Problem requirements: From the very first line of the data to the line containing "const TXT = '#454545';", retype everything exactly, leaving the pictures behind.

Entries with chart source code:

____________________

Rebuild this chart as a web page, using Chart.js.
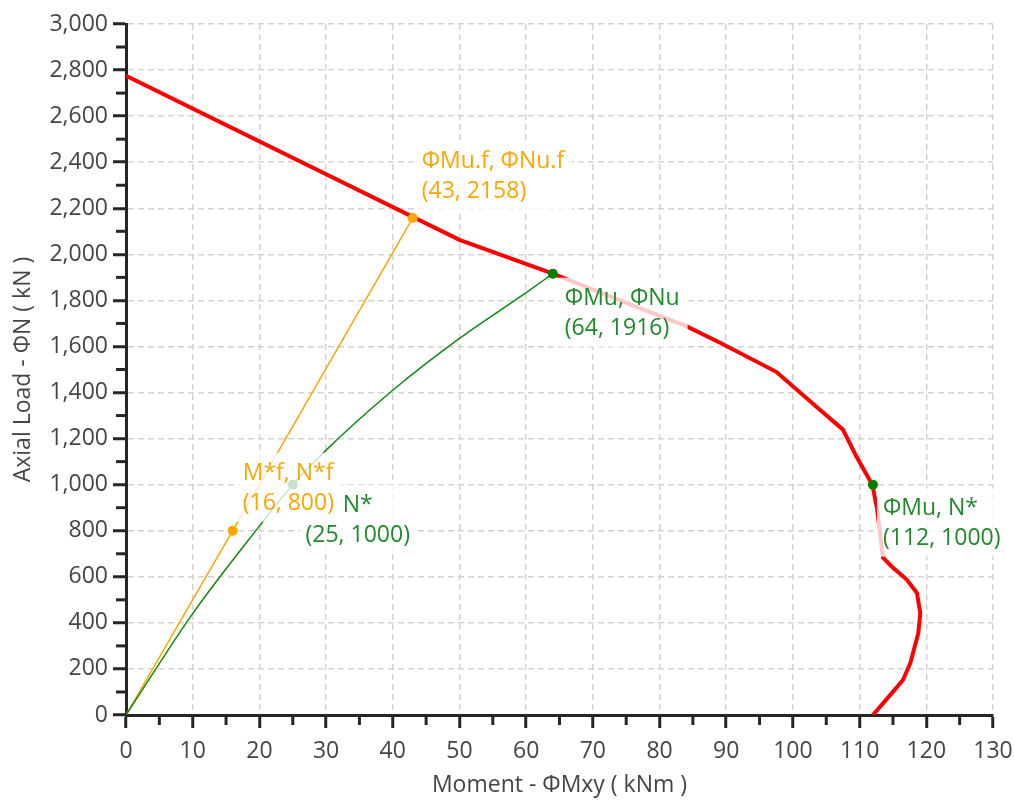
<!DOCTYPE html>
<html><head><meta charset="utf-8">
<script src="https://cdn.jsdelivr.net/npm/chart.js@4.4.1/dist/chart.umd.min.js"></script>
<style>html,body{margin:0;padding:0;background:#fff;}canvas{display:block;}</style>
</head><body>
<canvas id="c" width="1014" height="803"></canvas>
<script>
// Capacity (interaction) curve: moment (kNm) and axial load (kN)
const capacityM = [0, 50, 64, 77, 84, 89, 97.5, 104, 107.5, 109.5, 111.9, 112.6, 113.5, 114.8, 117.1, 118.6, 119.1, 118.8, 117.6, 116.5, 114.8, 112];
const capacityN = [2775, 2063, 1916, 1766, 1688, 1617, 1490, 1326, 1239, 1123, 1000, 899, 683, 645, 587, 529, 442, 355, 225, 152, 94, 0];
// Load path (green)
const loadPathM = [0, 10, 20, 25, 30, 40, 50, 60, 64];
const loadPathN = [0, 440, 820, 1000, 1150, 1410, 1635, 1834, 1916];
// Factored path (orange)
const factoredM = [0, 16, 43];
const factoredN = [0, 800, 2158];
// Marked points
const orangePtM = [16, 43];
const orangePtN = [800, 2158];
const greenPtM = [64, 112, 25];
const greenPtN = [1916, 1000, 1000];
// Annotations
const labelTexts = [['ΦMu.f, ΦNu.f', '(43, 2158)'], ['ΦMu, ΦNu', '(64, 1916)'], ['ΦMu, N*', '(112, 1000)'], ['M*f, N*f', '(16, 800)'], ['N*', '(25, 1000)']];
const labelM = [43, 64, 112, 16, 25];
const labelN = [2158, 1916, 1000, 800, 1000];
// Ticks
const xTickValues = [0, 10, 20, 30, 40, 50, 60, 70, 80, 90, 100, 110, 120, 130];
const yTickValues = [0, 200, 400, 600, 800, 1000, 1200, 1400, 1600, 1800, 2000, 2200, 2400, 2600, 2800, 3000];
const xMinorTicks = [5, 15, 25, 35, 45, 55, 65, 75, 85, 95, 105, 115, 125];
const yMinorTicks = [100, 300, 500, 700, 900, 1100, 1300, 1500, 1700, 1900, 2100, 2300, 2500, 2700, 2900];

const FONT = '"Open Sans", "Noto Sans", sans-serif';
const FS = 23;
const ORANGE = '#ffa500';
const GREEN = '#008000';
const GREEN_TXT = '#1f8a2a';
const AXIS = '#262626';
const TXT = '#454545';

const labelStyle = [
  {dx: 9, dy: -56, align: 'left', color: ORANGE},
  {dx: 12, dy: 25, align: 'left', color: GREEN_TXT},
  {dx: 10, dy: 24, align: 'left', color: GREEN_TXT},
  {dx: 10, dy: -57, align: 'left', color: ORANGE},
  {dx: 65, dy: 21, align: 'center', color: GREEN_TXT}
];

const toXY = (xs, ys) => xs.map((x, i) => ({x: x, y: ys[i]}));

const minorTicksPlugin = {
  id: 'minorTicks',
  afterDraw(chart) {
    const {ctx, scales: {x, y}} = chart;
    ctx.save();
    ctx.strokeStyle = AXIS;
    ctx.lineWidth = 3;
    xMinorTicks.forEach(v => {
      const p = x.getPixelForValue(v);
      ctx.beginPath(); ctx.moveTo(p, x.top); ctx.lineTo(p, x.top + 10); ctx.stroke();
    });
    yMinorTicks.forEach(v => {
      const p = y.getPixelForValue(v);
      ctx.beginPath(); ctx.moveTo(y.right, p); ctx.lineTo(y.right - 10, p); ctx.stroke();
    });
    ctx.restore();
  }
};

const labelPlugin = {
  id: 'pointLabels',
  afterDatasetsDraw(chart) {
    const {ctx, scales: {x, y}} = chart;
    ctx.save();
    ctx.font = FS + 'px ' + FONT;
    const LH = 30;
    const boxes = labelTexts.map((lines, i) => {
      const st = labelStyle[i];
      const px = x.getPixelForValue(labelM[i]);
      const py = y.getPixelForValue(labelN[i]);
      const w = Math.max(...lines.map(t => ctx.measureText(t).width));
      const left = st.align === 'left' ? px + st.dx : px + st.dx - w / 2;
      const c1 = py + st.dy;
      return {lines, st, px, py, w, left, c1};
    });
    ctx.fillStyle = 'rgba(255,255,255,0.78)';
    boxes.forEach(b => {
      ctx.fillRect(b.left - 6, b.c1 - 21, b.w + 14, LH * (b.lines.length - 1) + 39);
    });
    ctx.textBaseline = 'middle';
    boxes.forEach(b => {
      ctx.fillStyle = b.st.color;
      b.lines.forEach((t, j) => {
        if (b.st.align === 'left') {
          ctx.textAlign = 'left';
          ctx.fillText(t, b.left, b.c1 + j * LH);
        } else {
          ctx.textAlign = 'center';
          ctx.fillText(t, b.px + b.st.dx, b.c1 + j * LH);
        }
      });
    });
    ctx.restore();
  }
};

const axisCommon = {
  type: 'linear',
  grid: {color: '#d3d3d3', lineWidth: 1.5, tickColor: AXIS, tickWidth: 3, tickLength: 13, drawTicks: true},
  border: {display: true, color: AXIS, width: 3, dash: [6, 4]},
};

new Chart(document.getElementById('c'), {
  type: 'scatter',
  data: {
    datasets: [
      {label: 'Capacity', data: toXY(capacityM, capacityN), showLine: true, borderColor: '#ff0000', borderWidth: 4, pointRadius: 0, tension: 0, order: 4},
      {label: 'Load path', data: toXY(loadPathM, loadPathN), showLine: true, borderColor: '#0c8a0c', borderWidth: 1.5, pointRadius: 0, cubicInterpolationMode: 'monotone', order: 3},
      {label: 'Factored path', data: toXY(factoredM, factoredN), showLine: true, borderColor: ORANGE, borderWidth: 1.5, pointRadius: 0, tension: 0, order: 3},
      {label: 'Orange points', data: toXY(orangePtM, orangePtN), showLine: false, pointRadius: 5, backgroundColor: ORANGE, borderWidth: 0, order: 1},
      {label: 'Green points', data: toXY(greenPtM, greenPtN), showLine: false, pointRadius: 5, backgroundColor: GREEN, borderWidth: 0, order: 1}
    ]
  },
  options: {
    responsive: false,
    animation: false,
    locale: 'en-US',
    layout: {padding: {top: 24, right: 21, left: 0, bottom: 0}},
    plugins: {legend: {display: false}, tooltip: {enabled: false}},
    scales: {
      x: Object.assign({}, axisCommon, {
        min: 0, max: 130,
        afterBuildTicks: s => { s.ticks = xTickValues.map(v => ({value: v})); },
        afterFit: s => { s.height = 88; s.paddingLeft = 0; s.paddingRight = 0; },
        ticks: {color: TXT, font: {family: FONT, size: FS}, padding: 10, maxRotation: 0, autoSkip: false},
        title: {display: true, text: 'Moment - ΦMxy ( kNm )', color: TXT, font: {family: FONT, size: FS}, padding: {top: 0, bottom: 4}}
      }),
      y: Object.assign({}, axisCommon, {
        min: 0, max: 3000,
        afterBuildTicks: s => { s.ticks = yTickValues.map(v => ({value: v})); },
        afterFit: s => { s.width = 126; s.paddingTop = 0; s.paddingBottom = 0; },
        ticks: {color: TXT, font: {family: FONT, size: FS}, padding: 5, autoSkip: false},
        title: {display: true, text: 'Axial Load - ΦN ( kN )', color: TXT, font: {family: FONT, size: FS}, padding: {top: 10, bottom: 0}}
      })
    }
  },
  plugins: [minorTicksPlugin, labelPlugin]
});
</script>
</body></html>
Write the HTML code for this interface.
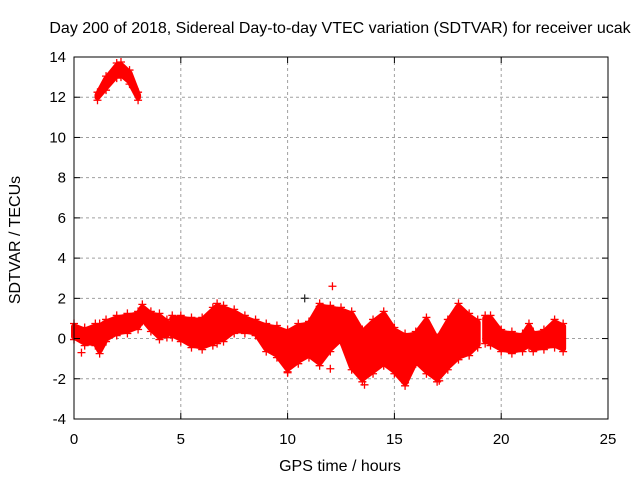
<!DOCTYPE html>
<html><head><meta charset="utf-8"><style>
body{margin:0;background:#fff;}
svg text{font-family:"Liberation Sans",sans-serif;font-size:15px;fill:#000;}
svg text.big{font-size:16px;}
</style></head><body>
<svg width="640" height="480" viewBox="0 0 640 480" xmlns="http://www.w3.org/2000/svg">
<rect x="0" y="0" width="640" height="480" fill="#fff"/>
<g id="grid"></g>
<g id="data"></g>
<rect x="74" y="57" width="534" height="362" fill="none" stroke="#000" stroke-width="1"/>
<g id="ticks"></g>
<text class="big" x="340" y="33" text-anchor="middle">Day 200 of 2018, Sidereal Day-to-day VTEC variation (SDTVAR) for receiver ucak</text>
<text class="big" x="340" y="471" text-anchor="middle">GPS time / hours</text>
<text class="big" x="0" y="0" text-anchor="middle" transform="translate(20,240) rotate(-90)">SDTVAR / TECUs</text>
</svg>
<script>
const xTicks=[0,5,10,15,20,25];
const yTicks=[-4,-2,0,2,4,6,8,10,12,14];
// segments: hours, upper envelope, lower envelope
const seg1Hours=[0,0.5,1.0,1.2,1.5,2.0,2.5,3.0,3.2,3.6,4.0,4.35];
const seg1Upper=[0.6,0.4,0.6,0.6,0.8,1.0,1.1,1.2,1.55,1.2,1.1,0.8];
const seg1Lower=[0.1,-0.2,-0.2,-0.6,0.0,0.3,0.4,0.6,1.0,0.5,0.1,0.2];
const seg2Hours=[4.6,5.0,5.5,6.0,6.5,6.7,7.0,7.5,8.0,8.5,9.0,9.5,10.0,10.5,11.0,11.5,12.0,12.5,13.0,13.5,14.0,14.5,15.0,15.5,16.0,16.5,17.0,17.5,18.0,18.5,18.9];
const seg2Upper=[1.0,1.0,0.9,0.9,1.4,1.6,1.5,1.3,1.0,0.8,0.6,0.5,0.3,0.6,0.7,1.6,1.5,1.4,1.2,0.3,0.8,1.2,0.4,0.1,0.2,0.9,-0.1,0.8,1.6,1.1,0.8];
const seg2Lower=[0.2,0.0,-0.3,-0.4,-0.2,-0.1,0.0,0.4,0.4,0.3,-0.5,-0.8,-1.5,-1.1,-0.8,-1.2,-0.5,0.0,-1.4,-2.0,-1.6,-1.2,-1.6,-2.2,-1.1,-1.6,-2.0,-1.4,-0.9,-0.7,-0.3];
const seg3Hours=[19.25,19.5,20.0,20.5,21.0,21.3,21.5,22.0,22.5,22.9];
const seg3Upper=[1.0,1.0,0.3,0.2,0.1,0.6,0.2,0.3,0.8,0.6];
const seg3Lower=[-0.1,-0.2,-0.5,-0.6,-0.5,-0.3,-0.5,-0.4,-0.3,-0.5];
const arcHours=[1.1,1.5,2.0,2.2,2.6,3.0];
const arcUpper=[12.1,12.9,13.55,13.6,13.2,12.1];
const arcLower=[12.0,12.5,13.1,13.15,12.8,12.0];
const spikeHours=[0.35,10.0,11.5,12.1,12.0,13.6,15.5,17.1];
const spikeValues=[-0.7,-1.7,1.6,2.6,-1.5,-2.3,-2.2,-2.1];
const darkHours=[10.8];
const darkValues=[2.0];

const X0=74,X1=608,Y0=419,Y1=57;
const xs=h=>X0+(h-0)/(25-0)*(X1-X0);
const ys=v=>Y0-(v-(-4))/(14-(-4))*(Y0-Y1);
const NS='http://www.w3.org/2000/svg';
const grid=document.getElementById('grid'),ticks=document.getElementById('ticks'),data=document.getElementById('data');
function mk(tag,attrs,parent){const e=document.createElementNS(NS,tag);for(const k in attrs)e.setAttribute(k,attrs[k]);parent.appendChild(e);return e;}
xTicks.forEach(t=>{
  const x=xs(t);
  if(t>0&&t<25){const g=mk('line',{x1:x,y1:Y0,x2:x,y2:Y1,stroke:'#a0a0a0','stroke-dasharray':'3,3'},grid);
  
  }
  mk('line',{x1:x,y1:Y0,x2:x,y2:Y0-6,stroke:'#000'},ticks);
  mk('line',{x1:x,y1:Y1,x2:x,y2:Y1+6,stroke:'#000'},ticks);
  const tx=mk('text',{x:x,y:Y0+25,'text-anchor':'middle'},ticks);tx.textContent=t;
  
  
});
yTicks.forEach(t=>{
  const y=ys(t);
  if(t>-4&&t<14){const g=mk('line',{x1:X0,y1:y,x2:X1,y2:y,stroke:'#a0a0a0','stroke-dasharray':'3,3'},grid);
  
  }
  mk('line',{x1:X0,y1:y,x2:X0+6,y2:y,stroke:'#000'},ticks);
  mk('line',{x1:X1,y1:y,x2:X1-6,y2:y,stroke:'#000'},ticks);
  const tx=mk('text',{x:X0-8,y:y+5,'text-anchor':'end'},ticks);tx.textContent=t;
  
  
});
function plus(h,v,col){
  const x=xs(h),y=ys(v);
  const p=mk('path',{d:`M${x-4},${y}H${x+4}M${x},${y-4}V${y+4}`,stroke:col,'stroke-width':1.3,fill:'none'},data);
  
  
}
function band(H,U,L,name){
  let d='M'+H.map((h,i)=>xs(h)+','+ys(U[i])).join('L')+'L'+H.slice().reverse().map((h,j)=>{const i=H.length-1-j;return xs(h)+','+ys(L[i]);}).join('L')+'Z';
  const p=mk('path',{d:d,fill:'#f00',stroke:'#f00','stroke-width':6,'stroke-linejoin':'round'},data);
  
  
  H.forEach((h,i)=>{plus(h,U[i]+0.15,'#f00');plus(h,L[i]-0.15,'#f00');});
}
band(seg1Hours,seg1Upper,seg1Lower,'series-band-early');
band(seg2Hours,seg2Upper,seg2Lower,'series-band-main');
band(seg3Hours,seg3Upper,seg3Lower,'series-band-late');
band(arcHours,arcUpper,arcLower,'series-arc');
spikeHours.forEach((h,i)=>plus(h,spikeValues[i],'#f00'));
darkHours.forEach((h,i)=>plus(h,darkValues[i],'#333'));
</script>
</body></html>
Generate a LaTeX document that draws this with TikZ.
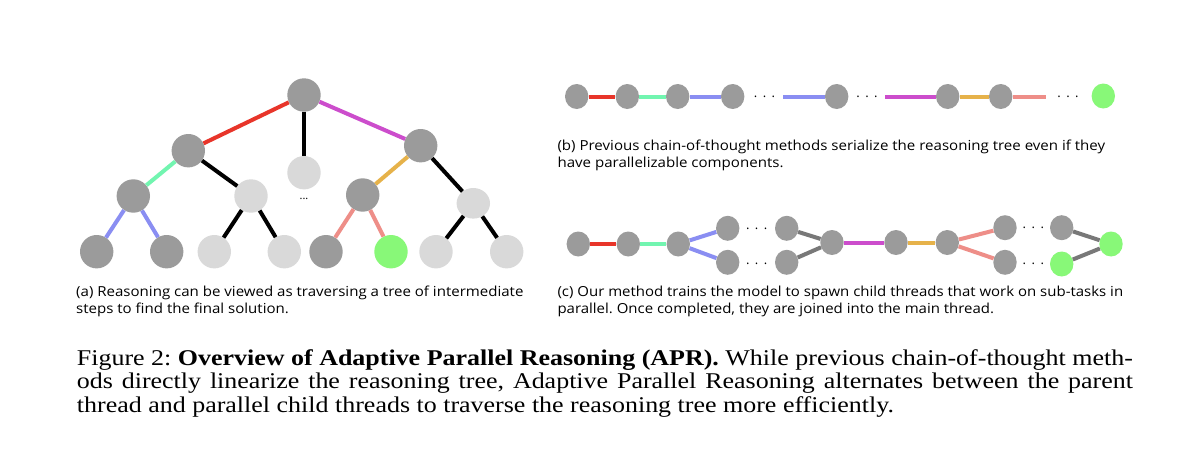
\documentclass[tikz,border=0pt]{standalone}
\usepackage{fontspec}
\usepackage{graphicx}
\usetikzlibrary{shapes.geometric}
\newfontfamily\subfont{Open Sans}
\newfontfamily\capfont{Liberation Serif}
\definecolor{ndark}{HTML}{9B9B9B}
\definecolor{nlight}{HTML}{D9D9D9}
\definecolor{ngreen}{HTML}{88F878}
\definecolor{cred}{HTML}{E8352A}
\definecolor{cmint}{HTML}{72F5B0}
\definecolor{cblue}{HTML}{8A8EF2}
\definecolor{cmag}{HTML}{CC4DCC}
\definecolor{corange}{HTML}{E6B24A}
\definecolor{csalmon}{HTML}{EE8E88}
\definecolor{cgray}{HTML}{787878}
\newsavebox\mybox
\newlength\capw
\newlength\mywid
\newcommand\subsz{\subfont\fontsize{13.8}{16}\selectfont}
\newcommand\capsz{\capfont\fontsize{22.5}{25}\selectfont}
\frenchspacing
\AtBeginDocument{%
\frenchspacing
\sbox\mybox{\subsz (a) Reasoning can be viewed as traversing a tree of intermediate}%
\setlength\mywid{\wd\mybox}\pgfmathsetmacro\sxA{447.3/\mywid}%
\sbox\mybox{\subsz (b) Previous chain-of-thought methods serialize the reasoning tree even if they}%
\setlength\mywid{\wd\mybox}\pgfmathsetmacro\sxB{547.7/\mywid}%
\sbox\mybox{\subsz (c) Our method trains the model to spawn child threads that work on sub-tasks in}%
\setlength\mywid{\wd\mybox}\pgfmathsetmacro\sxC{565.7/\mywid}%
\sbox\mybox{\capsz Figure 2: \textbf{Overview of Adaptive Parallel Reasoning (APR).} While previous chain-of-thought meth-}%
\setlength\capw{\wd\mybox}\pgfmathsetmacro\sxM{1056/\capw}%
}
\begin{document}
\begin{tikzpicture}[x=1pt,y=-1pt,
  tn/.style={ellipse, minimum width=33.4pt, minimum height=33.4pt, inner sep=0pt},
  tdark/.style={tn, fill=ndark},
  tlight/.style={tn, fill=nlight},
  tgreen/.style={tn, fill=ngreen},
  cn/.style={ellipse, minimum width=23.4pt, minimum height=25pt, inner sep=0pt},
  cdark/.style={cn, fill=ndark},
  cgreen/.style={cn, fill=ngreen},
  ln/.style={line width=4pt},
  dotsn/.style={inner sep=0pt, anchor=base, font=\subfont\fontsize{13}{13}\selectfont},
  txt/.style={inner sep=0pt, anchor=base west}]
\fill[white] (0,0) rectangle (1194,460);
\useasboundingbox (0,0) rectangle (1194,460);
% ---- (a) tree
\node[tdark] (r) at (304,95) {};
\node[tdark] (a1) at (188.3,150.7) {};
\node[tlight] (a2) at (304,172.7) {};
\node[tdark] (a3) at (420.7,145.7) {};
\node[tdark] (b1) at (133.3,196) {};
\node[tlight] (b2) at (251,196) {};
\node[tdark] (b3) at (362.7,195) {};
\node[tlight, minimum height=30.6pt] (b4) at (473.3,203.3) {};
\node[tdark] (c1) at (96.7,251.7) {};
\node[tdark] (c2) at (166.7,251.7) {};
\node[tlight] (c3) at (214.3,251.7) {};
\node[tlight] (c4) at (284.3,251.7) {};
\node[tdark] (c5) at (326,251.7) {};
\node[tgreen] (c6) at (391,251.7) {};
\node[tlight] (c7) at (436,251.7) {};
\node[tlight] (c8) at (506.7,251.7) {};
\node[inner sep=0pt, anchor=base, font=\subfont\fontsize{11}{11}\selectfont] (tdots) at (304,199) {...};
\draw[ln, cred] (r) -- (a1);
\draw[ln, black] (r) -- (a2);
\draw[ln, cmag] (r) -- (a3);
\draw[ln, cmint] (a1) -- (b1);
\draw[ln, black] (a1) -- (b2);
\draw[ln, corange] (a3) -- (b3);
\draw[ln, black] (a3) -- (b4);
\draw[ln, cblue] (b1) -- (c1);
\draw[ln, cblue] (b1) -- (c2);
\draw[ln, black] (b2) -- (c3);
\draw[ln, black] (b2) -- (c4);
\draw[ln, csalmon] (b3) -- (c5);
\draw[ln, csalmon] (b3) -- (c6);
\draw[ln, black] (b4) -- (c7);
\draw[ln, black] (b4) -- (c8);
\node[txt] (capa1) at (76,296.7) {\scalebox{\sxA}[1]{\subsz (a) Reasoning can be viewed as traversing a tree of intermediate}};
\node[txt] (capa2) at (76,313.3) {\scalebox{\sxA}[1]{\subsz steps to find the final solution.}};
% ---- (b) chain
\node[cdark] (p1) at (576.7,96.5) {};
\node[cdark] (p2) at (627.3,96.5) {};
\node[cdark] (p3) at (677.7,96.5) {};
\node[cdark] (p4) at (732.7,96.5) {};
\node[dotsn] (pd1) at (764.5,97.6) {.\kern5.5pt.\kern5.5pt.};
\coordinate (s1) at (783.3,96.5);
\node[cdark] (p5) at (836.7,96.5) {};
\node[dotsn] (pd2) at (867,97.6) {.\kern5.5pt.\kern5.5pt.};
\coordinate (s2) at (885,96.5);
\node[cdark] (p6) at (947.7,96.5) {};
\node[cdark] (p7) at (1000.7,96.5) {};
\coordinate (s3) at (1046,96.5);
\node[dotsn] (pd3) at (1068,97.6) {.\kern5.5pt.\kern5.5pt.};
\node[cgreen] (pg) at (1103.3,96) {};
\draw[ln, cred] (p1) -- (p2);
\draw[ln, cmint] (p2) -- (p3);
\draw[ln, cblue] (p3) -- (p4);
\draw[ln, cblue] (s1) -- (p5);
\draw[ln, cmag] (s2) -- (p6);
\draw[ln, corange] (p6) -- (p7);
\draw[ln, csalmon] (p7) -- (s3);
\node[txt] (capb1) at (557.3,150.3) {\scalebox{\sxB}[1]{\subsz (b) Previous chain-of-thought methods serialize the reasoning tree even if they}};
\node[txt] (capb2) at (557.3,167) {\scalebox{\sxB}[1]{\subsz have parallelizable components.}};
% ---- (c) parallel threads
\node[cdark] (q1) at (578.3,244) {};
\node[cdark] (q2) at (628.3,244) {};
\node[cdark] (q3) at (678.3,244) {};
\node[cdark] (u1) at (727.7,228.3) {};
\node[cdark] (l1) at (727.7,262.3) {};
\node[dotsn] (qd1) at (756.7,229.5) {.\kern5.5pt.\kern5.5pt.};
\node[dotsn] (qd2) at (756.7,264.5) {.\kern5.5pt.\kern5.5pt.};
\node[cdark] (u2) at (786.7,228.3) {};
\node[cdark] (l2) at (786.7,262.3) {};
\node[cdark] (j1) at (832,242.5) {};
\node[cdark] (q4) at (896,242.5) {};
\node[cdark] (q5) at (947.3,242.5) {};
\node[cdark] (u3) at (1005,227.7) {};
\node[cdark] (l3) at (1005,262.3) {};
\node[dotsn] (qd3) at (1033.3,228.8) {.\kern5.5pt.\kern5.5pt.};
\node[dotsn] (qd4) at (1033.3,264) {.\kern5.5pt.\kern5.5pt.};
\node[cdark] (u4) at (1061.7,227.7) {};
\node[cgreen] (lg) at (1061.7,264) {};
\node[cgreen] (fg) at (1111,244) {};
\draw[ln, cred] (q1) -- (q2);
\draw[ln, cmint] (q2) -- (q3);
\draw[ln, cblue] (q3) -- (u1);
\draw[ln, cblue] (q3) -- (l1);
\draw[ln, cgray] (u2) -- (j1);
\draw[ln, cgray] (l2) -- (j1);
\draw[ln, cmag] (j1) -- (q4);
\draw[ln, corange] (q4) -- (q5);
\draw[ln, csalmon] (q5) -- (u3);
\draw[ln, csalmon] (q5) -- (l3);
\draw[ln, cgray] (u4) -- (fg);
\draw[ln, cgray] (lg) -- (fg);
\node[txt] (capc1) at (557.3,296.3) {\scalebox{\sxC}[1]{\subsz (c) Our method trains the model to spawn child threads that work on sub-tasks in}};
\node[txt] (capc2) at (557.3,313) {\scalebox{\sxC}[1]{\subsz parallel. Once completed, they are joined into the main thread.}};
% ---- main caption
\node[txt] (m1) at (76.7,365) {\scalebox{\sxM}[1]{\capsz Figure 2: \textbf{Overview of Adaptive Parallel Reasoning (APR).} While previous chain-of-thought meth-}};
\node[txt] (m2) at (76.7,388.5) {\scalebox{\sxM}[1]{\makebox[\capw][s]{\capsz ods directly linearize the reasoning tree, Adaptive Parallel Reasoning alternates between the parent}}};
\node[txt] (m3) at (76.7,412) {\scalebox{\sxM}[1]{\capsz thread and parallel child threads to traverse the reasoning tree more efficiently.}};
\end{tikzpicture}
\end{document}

____________________

Result:
Rebuild this chart as a web page, using Chart.js.
<!DOCTYPE html>
<html><head><meta charset="utf-8">
<script src="https://cdn.jsdelivr.net/npm/chart.js@4.4.1/dist/chart.umd.min.js"></script>
<style>html,body{margin:0;padding:0;background:#fff;}canvas{display:block;}</style>
</head><body>
<canvas id="c" width="1014" height="803"></canvas>
<script>
// Capacity (interaction) curve: moment (kNm) and axial load (kN)
const capacityM = [0, 50, 64, 77, 84, 89, 97.5, 104, 107.5, 109.5, 111.9, 112.6, 113.5, 114.8, 117.1, 118.6, 119.1, 118.8, 117.6, 116.5, 114.8, 112];
const capacityN = [2775, 2063, 1916, 1766, 1688, 1617, 1490, 1326, 1239, 1123, 1000, 899, 683, 645, 587, 529, 442, 355, 225, 152, 94, 0];
// Load path (green)
const loadPathM = [0, 10, 20, 25, 30, 40, 50, 60, 64];
const loadPathN = [0, 440, 820, 1000, 1150, 1410, 1635, 1834, 1916];
// Factored path (orange)
const factoredM = [0, 16, 43];
const factoredN = [0, 800, 2158];
// Marked points
const orangePtM = [16, 43];
const orangePtN = [800, 2158];
const greenPtM = [64, 112, 25];
const greenPtN = [1916, 1000, 1000];
// Annotations
const labelTexts = [['ΦMu.f, ΦNu.f', '(43, 2158)'], ['ΦMu, ΦNu', '(64, 1916)'], ['ΦMu, N*', '(112, 1000)'], ['M*f, N*f', '(16, 800)'], ['N*', '(25, 1000)']];
const labelM = [43, 64, 112, 16, 25];
const labelN = [2158, 1916, 1000, 800, 1000];
// Ticks
const xTickValues = [0, 10, 20, 30, 40, 50, 60, 70, 80, 90, 100, 110, 120, 130];
const yTickValues = [0, 200, 400, 600, 800, 1000, 1200, 1400, 1600, 1800, 2000, 2200, 2400, 2600, 2800, 3000];
const xMinorTicks = [5, 15, 25, 35, 45, 55, 65, 75, 85, 95, 105, 115, 125];
const yMinorTicks = [100, 300, 500, 700, 900, 1100, 1300, 1500, 1700, 1900, 2100, 2300, 2500, 2700, 2900];

const FONT = '"Open Sans", "Noto Sans", sans-serif';
const FS = 23;
const ORANGE = '#ffa500';
const GREEN = '#008000';
const GREEN_TXT = '#1f8a2a';
const AXIS = '#262626';
const TXT = '#454545';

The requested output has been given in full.